President Juan Manuel Santos, facing criticism on security issues, has launched the latest attempt to negotiate a deal with the leftist Revolutionary Armed Forces of Colombia (FARC) guerrillas.
“We’re leaving now with hope, with moderate optimism. We don’t believe in false expectations,” said Humberto de la Calle, head of the government’s negotiating team, before boarding a plane at a military airport in Bogota with the rest of the team.
“We do believe that there are structural elements that give hope and the idea that we will bring good news to Colombia.”
The two sides agreed in August to begin negotiations in Oslo in the first two weeks of October before moving to Cuba for the substantive part of their talks - the latest attempt after several failed peace negotiations since the 1980s.

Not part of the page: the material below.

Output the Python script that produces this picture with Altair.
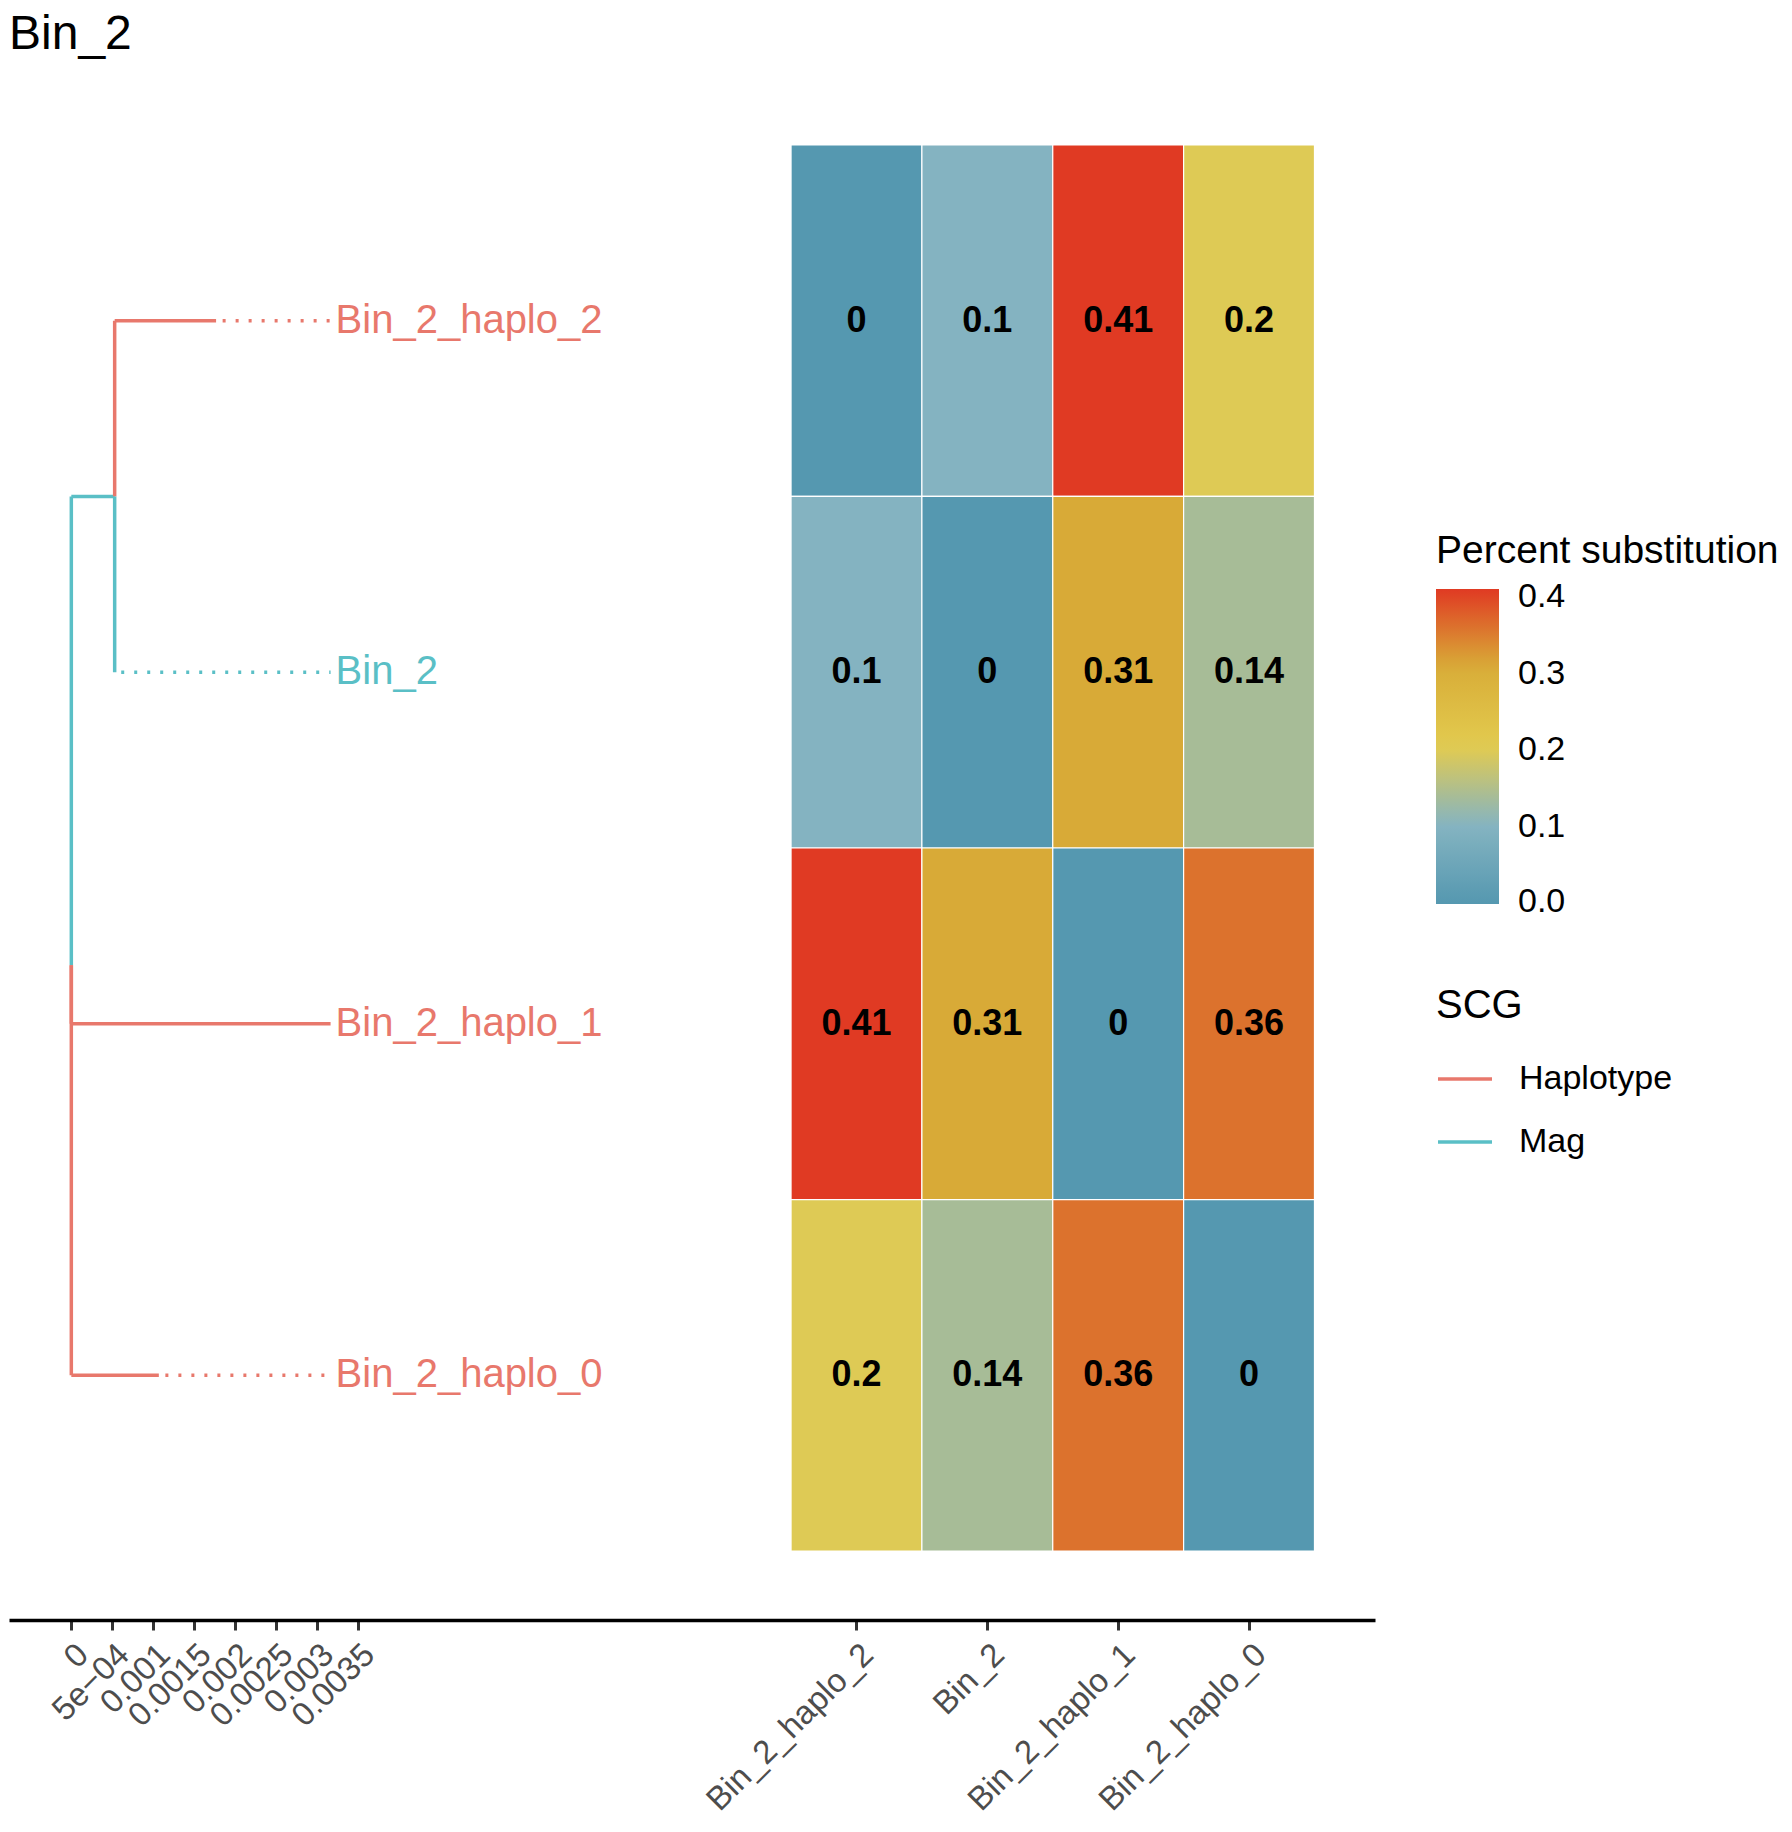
import altair as alt
import pandas as pd

FONT = "Liberation Sans"

# ---------------- data ----------------
title_text = "Bin_2"

tip_names = ["Bin_2_haplo_0", "Bin_2_haplo_1", "Bin_2", "Bin_2_haplo_2"]
tip_y = [1, 2, 3, 4]
tip_x = [0.00107, 0.00317, 0.00053, 0.00177]
tip_group = ["Haplotype", "Haplotype", "Mag", "Haplotype"]

internal_names = ["root", "A"]
internal_x = [0.0, 0.00053]
internal_children = {"A": ["Bin_2", "Bin_2_haplo_2"],
                     "root": ["A", "Bin_2_haplo_1", "Bin_2_haplo_0"]}

edge_parent = ["root", "A", "A", "root", "root"]
edge_child = ["A", "Bin_2_haplo_2", "Bin_2", "Bin_2_haplo_1", "Bin_2_haplo_0"]
edge_group = ["Mag", "Haplotype", "Mag", "Haplotype", "Haplotype"]

heat_cols = ["Bin_2_haplo_2", "Bin_2", "Bin_2_haplo_1", "Bin_2_haplo_0"]
heat_rows = ["Bin_2_haplo_2", "Bin_2", "Bin_2_haplo_1", "Bin_2_haplo_0"]
heat_values = [
    [0.0, 0.1, 0.41, 0.2],
    [0.1, 0.0, 0.31, 0.14],
    [0.41, 0.31, 0.0, 0.36],
    [0.2, 0.14, 0.36, 0.0],
]

tree_ticks = [0, 0.0005, 0.001, 0.0015, 0.002, 0.0025, 0.003, 0.0035]
tree_tick_labels = ["0", "5e\u221204", "0.001", "0.0015", "0.002", "0.0025", "0.003", "0.0035"]

group_names = ["Haplotype", "Mag"]
group_colors = ["#E8786C", "#5ABFC6"]

pct_stops = [0.0, 0.1025, 0.205, 0.3075, 0.41]
pct_colors = ["#5598B0", "#85B4C1", "#E3CB4F", "#D8AD38", "#E03A23"]
legend_values = [0.002, 0.1, 0.2, 0.3, 0.4]

# ---------------- layout (data units) ----------------
HEAT_X0 = 0.0088
COL_W = 0.0016
X_DOMAIN = [-0.000762, 0.01594]
Y_DOMAIN = [0.304, 4.696]

# node positions
pos = {n: (x, y) for n, x, y in zip(tip_names, tip_x, tip_y)}
for n, x in zip(reversed(internal_names), reversed(internal_x)):
    ys = [pos[c][1] for c in internal_children[n]]
    pos[n] = (x, sum(ys) / len(ys))

seg_rows = []
for p, c, g in zip(edge_parent, edge_child, edge_group):
    px, py = pos[p]
    cx, cy = pos[c]
    seg_rows.append(dict(x=px, x2=px, y=py, y2=cy, group=g, style="solid"))
    seg_rows.append(dict(x=px, x2=cx, y=cy, y2=cy, group=g, style="solid"))
max_x = max(tip_x)
for n, x, y, g in zip(tip_names, tip_x, tip_y, tip_group):
    if x < max_x - 1e-12:
        seg_rows.append(dict(x=x + 0.00008, x2=max_x, y=y, y2=y, group=g, style="dotted"))
seg_df = pd.DataFrame(seg_rows)

tip_df = pd.DataFrame(dict(name=tip_names, y=tip_y, group=tip_group, x=[max_x] * len(tip_names)))

row_y = {n: y for n, y in zip(tip_names, tip_y)}
heat_rows_data = []
for r, row in zip(heat_rows, heat_values):
    for j, (c, v) in enumerate(zip(heat_cols, row)):
        heat_rows_data.append(dict(
            x0=HEAT_X0 + j * COL_W, x1=HEAT_X0 + (j + 1) * COL_W,
            xc=HEAT_X0 + (j + 0.5) * COL_W,
            y0=row_y[r] - 0.5, y1=row_y[r] + 0.5, yc=row_y[r],
            pct=v, label=f"{v:g}"))
heat_df = pd.DataFrame(heat_rows_data)

col_centers = [HEAT_X0 + (j + 0.5) * COL_W for j in range(len(heat_cols))]
tick_values = tree_ticks + col_centers
tick_labels = tree_tick_labels + heat_cols
expr = "''"
for v, l in reversed(list(zip(tick_values, tick_labels))):
    expr = f"abs(datum.value - {v}) < 1e-9 ? '{l}' : ({expr})"

# ---------------- scales ----------------
xscale = alt.Scale(domain=X_DOMAIN, nice=False, zero=False)
yscale = alt.Scale(domain=Y_DOMAIN, nice=False, zero=False)
xaxis = alt.Axis(values=tick_values, labelExpr=expr, labelAngle=-45, labelAlign="right",
                 labelBaseline="top", labelFontSize=33, labelColor="#4D4D4D", labelFont=FONT,
                 tickColor="#333333", tickWidth=3, tickSize=10, domainColor="black",
                 domainWidth=3.5, grid=False, title=None, labelPadding=8,
                 labelOverlap=False, labelFlush=False, labelBound=False, labelLimit=0)
group_scale = alt.Scale(domain=group_names, range=group_colors)

heat = alt.Chart(heat_df).mark_rect(stroke="white", strokeWidth=1.2).encode(
    x=alt.X("x0:Q", scale=xscale, axis=xaxis),
    x2="x1:Q",
    y=alt.Y("y0:Q", scale=yscale, axis=None),
    y2="y1:Q",
    fill=alt.Fill("pct:Q",
                  scale=alt.Scale(domain=pct_stops, range=pct_colors, interpolate="rgb"),
                  legend=alt.Legend(title="Percent substitution", orient="none",
                                    legendX=1427, legendY=456, direction="vertical",
                                    gradientLength=315, gradientThickness=63,
                                    values=legend_values, format=".1f",
                                    titleFontSize=39, titleFont=FONT, titleFontWeight="normal",
                                    titleColor="black", titlePadding=18, titleLimit=0,
                                    labelFontSize=34, labelFont=FONT, labelColor="black",
                                    labelOffset=19, labelBaseline="middle",
                                    labelOverlap=False, gradientStrokeWidth=0)),
)

heat_text = alt.Chart(heat_df).mark_text(font=FONT, fontWeight="bold", fontSize=36,
                                         color="black").encode(
    x=alt.X("xc:Q", scale=xscale),
    y=alt.Y("yc:Q", scale=yscale),
    text="label:N",
)

tree = alt.Chart(seg_df).mark_rule(strokeWidth=3.5).encode(
    x=alt.X("x:Q", scale=xscale),
    x2="x2:Q",
    y=alt.Y("y:Q", scale=yscale),
    y2="y2:Q",
    stroke=alt.Stroke("group:N", scale=group_scale,
                      legend=alt.Legend(title="SCG", orient="none", legendX=1427, legendY=910,
                                        symbolType="stroke", symbolSize=2916,
                                        symbolStrokeWidth=3.5, titleFontSize=40,
                                        titleFont=FONT, titleFontWeight="normal",
                                        titleColor="black", titlePadding=24, titleLimit=0,
                                        labelFontSize=34, labelFont=FONT, labelColor="black",
                                        labelOffset=25, rowPadding=17, labelLimit=0)),
    strokeDash=alt.StrokeDash("style:N",
                              scale=alt.Scale(domain=["solid", "dotted"], range=[[1, 0], [3, 10]]),
                              legend=None),
)

tips = alt.Chart(tip_df).mark_text(align="left", baseline="middle", dx=5, fontSize=40,
                                   font=FONT).encode(
    x=alt.X("x:Q", scale=xscale),
    y=alt.Y("y:Q", scale=yscale),
    text="name:N",
    fill=alt.Fill("group:N", scale=group_scale, legend=None),
)

chart = alt.layer(heat, heat_text, tree, tips).resolve_scale(fill="independent").properties(
    width=1366, height=1544,
    padding={"left": 1, "top": 3, "right": 0, "bottom": 0},
    title=alt.TitleParams(text=title_text, anchor="start", fontSize=48, font=FONT,
                          fontWeight="normal", color="black", offset=17),
    background="white",
).configure_view(stroke=None)

chart.save("out.html", embed_options={"renderer": "svg", "actions": False})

It was not immediately clear whether the FARC delegation had left for Norway. The parties had been expected to arrive in Oslo last weekend for preliminary meetings, but their departures were delayed by heavy rains in Colombia and other problems.
De la Calle, a former vice president, said the negotiating teams would meet behind closed doors on Wednesday to work out logistics for the official installation and a press conference on Thursday.
The two parties would move to Havana “very soon” after meeting in Oslo, he said without elaborating.
He asked the press for patience and discretion and said information would be provided only through official statements.
FARC leaders have said there were delays in lifting arrest warrants for some delegates. News reports in Colombia indicated a conflict about the composition of the FARC delegation, particularly the inclusion of Dutch national Tanja Nijmeijer.
A spokesman for Interpol said Colombia had asked for the lifting of so-called “red notices,” much like arrest warrants, on several FARC members.
Colombia controls only its own notices, and there is a “red notice” filed by the United States for Nijmeijer, alias Alexandra, which has not been lifted, the spokesman said.
In a statement published on Monday, the FARC insisted it had the right to select delegation members, and said Nijmeijer would take part. It is believed she would take part in the Cuban leg of the talks.
While security has improved since a U.S.-backed offensive against FARC rebels and drug barons began a decade ago, the security forces have been unable to land a decisive blow. That has left Santos vulnerable ahead of elections in 2014.
Negotiations in Oslo are expected to focus on laying the groundwork for the later discussions in Cuba, which would focus mainly on land, drugs and political participation issues.
Norway and Cuba have agreed to act as guarantors at the talks while representatives from Venezuela and Chile will also be present.